The IT team was small – Stuart plus a couple of contractors – but that meant our hero had “very nearly free rein in designing the systems, so the job was anything but boring.”

He duly made security keys mandatory for authentication, implemented “paranoia-grade network partitioning” – native IPv6-only, naturally – and created an encrypted, append-only off-site data archive.

“You name it, if I could show it made sense I got to implement it,” Stuart told Who, Me?

Stuart spotted one project that made a lot of sense. The startup kept a lot of samples in freezers and was contractually obliged to keep them safe for years. Creating a system to monitor that the freezers were in working order was an obvious win.

Lab-grade freezers are built to make this sort of project doable because they include sensors galore, employ the Modbus serial communication protocol, and can even pack an RS485 serial port to help the machines share sensor info with the world.

Stuart therefore pulled some extra wiring through the cabling ducts, configured a Raspberry Pi 1B to ingest data, and wrote Python scripts to feed info into the startup’s monitoring infrastructure.

The resulting system was very simple.

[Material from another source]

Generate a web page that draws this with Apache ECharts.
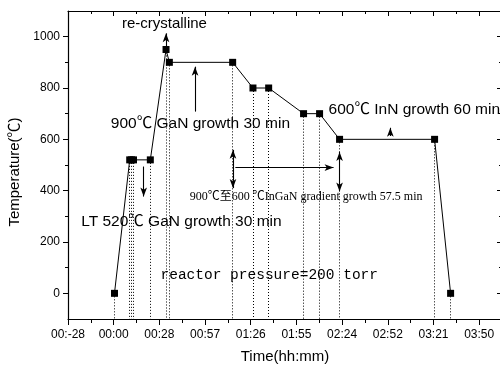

If a freezer door was left open too long, alerts went off.

“It proved hugely successful and popular among the lab techies because it was all too easy to leave those doors ajar, so we set out to extend the scope,” Stuart wrote.

“It was only then that I realized that the specs provided by the freezer manufacturer were not in total agreement with reality on the freezers we had,” he added.

Stuart tried to make sense of it all. One Friday, he accidentally tweaked a setting so the freezers monitored temperatures measured in Fahrenheit instead of Celsius – but didn’t change alarm thresholds accordingly.

That has obvious potential for mayhem given that 32° Fahrenheit is 0° Celsius.

Within seconds of unwittingly making this mistake, alerts flashed across Stuart’s freezer-monitoring dashboards.

He had no idea of the cause, but as the freezer doors were closed, he didn’t think it was important enough to warrant an immediate fix.

Then another emergency erupted and consumed the rest of the Friday. Stuart figured he could fix the freezer monitor on Monday, so he turned off his alarms and went home for the weekend.

The next day, an electrical contractor made a worse mistake.

“He managed to somehow trip every single circuit breaker in the building and left without saying a word to anyone,” Stuart told Who, Me?

The problem went unnoticed until Monday morning, when Stuart arrived at work and was relieved to find nobody blamed him for the mess.

“Our lease specified redundant power for the freezers and required that weekend electrical work be announced well in advance,” he told Who, Me?

Recriminations therefore focused on the landlord, not Stuart’s tech.

This story has a happy ending because, despite the meltdown, the samples in the freezers survived intact.

“Even so, my very first thought after coming to work on that day and learning what had happened was ‘Oh, BUGGER,'” Stuart told Who, Me?